The following week, Jacob asked to talk. I braced myself for another round of "here's your problem" and listened as he spoke. "I've been thinking a lot about our conversation and I have to tell you, it really bothered me that you were so upset. I realize that there are some things I need to work on and I want to thank you for helping me see that."
Say what now?
Practicing Being Vulnerable For Others
Real connection with others based on mutual trust goes a lot slower than I'd like. It takes more time to receive, discern, and respond thoughtfully than it does to receive half-way, leap to conclusions, and instantly react.

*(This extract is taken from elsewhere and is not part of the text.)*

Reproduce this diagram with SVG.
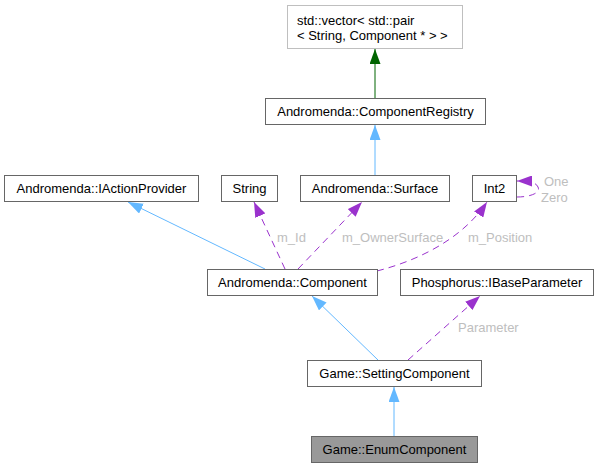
<svg xmlns="http://www.w3.org/2000/svg" width="599" height="468" viewBox="0 0 599 468">
<style>
.n rect{fill:#ffffff;stroke:#666666;stroke-width:1}
.n text{font-family:"Liberation Sans",Arial,sans-serif;font-size:13px;fill:#000000;text-anchor:middle}
.lbl{font-family:"Liberation Sans",Arial,sans-serif;font-size:13px;fill:#bebebe}
.e{fill:none;stroke-width:1}
.blue{stroke:#63b8ff}
.green{stroke:#006400}
.purple{stroke:#9a32cd;stroke-dasharray:7,5}
</style>
<defs>
<marker id="ab" viewBox="0 0 15 11" refX="15" refY="5.5" markerWidth="15" markerHeight="11" markerUnits="userSpaceOnUse" orient="auto"><path d="M0,0 L15,5.5 L0,11 z" fill="#63b8ff"/></marker>
<marker id="ag" viewBox="0 0 15 11" refX="15" refY="5.5" markerWidth="15" markerHeight="11" markerUnits="userSpaceOnUse" orient="auto"><path d="M0,0 L15,5.5 L0,11 z" fill="#006400"/></marker>
<marker id="ap" viewBox="0 0 15 11" refX="15" refY="5.5" markerWidth="15" markerHeight="11" markerUnits="userSpaceOnUse" orient="auto"><path d="M0,0 L15,5.5 L0,11 z" fill="#9a32cd"/></marker>
</defs>
<rect width="599" height="468" fill="#ffffff"/>
<g id="connectors">
<path class="e green" d="M375,98 L375,49" marker-end="url(#ag)"/>
<path class="e blue" d="M375,175 L375,125" marker-end="url(#ab)"/>
<path class="e blue" d="M265,269 L128,202" marker-end="url(#ab)"/>
<path class="e purple" d="M285,269 L254,202" marker-end="url(#ap)"/>
<path class="e purple" d="M298,269 L362,202" marker-end="url(#ap)"/>
<path class="e purple" d="M377,271 C420,260 463,238 487,202" marker-end="url(#ap)"/>
<path class="e purple" d="M517,197 C530,197 541,193 538,187 C536,182 528,181 517,181" marker-end="url(#ap)"/>
<path class="e blue" d="M378,360 L312,296" marker-end="url(#ab)"/>
<path class="e purple" d="M408,360 L480,296" marker-end="url(#ap)"/>
<path class="e blue" d="M394,436 L394,387" marker-end="url(#ab)"/>
<text class="lbl" x="277" y="242">m_Id</text>
<text class="lbl" x="342" y="242">m_OwnerSurface</text>
<text class="lbl" x="468" y="242">m_Position</text>
<text class="lbl" x="544" y="186">One</text>
<text class="lbl" x="541" y="202">Zero</text>
<text class="lbl" x="458" y="332">Parameter</text>
</g>
<g id="node_vector" class="n">
<rect x="287.5" y="5.5" width="175" height="43" style="stroke:#bfbfbf"/>
<text x="297" y="25" style="text-anchor:start">std::vector&lt; std::pair</text>
<text x="297" y="40" style="text-anchor:start">&lt; String, Component * &gt; &gt;</text>
</g>
<g id="node_registry" class="n">
<rect x="265.5" y="98.5" width="220" height="26"/>
<text x="375.5" y="116">Andromenda::ComponentRegistry</text>
</g>
<g id="node_iaction" class="n">
<rect x="4.5" y="175.5" width="194" height="26"/>
<text x="101.5" y="193">Andromenda::IActionProvider</text>
</g>
<g id="node_string" class="n">
<rect x="221.5" y="175.5" width="56" height="26"/>
<text x="249.5" y="193">String</text>
</g>
<g id="node_surface" class="n">
<rect x="300.5" y="175.5" width="149" height="26"/>
<text x="375" y="193">Andromenda::Surface</text>
</g>
<g id="node_int2" class="n">
<rect x="472.5" y="175.5" width="44" height="26"/>
<text x="494.5" y="193">Int2</text>
</g>
<g id="node_component" class="n">
<rect x="207.5" y="269.5" width="170" height="26"/>
<text x="292.5" y="287">Andromenda::Component</text>
</g>
<g id="node_ibaseparam" class="n">
<rect x="400.5" y="269.5" width="193" height="26"/>
<text x="497" y="287">Phosphorus::IBaseParameter</text>
</g>
<g id="node_setting" class="n">
<rect x="307.5" y="360.5" width="174" height="26"/>
<text x="394.5" y="378">Game::SettingComponent</text>
</g>
<g id="node_enum" class="n">
<rect x="311.5" y="436.5" width="166" height="26" style="fill:#999999"/>
<text x="394.5" y="454">Game::EnumComponent</text>
</g>
</svg>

Connecting consciously with others sometimes feels like I'm wading through knee-deep molasses and my words, when I finally find and say them, sound like the adults in a Charlie Brown cartoon. It's disorienting and it feels bizarre as I begin to practice this kind of presence with others.
The exchange with Jacob occurred over a period of a week! We both had a lot of time to reflect, ponder, and make sense of that first conversation. Initially, we both demonstrated that we could not be vulnerable for one another— his reception of my vulnerability was less than stellar and my response was to shut it down as quickly as possible to avoid further perceived injury.
When Jacob asked to talk, he was being vulnerable with me by admitting he was wrong, felt bad, and could see that he could work on changing. My mind raced with habitual responses like, good to know you see the error of your ways, and, there's more you need to learn let me show you where to start. I didn't say those words to him, though. Instead, I set aside my need to fix things, offer solutions, or seek vengeance in order to create space for the both of us to embrace our individual and shared experience.
In the pause after he spoke, I sorted through what was going on for me—the shock of him demonstrating a willingness and capacity to reflect (he's not a jerk after all), the awareness that my being vulnerable with him in the first place wasn't a mistake or failure, and most importantly, the recognition that Jacob was being vulnerable with me and I had a responsibility to receive it with honor, respect, and compassion—to be vulnerable for him.
I thanked Jacob for having the courage to share his self-reflections with me because it helped me see him and myself much more clearly. We said our goodbyes and as I walked to my car, I winked at the evening sky as if to say, "Yes, life. I can and do trust you."